The contrarian angle? This setup is a trap for the impatient. Over the past month, I’ve seen similar patterns on PEPE and SHIB. They all looked like launchpads but became ceilings. The analyst’s post itself is a double-edged sword—it draws attention, yes, but also creates a crowded trade. If everyone buys expecting $0.13, who’s left to buy after? The real question is whether organic demand exists beyond the X echo chamber. Based on my experience running a crypto education platform, retail FOMO is currently low. The market is selective; liquidity is shallow.
Truth decays slowly. DOGE’s story isn’t about tech upgrades or ecosystem growth. It’s about whether the meme can still command attention in a bear market flooded with AI narratives and new L2 solutions. The analyst’s setup is technically valid—but technical validity without fundamental support is a house of cards. I’ve seen 2017 ICOs with similar chart patterns die silent deaths.

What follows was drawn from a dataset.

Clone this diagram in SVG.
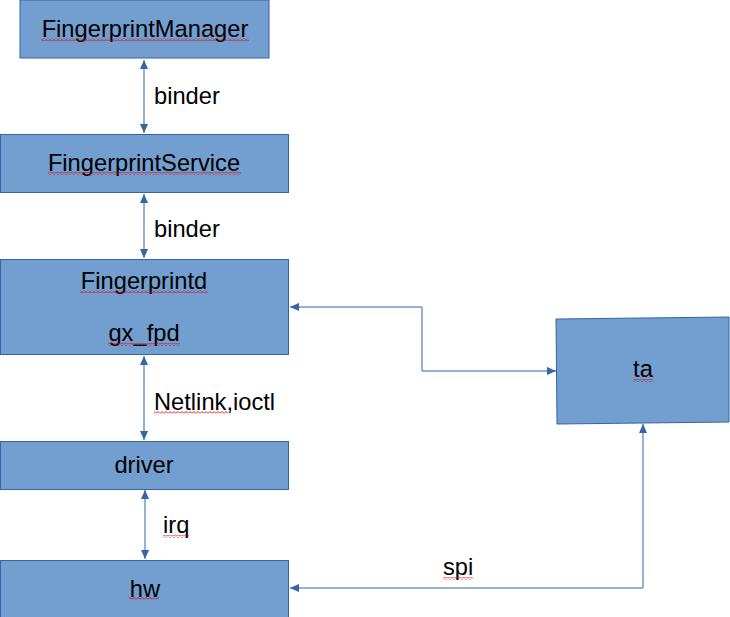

Hold the line. Not on a speculative breakout, but on the discipline to question every signal. If you’re trading DOGE at this level, you’re gambling on retail showing up with fresh capital. That’s a bet I won’t endorse. Instead, I’ll watch on-chain volume: if daily active addresses surge past 100,000 (currently around 60,000), then maybe the momentum is real. Until then, this setup is a whisper, not a roar.
Build anyway. The lesson from DOGE isn’t about chasing a $0.13 target. It’s about understanding how fragile value is when it has no structural anchor. Code over hype. Always.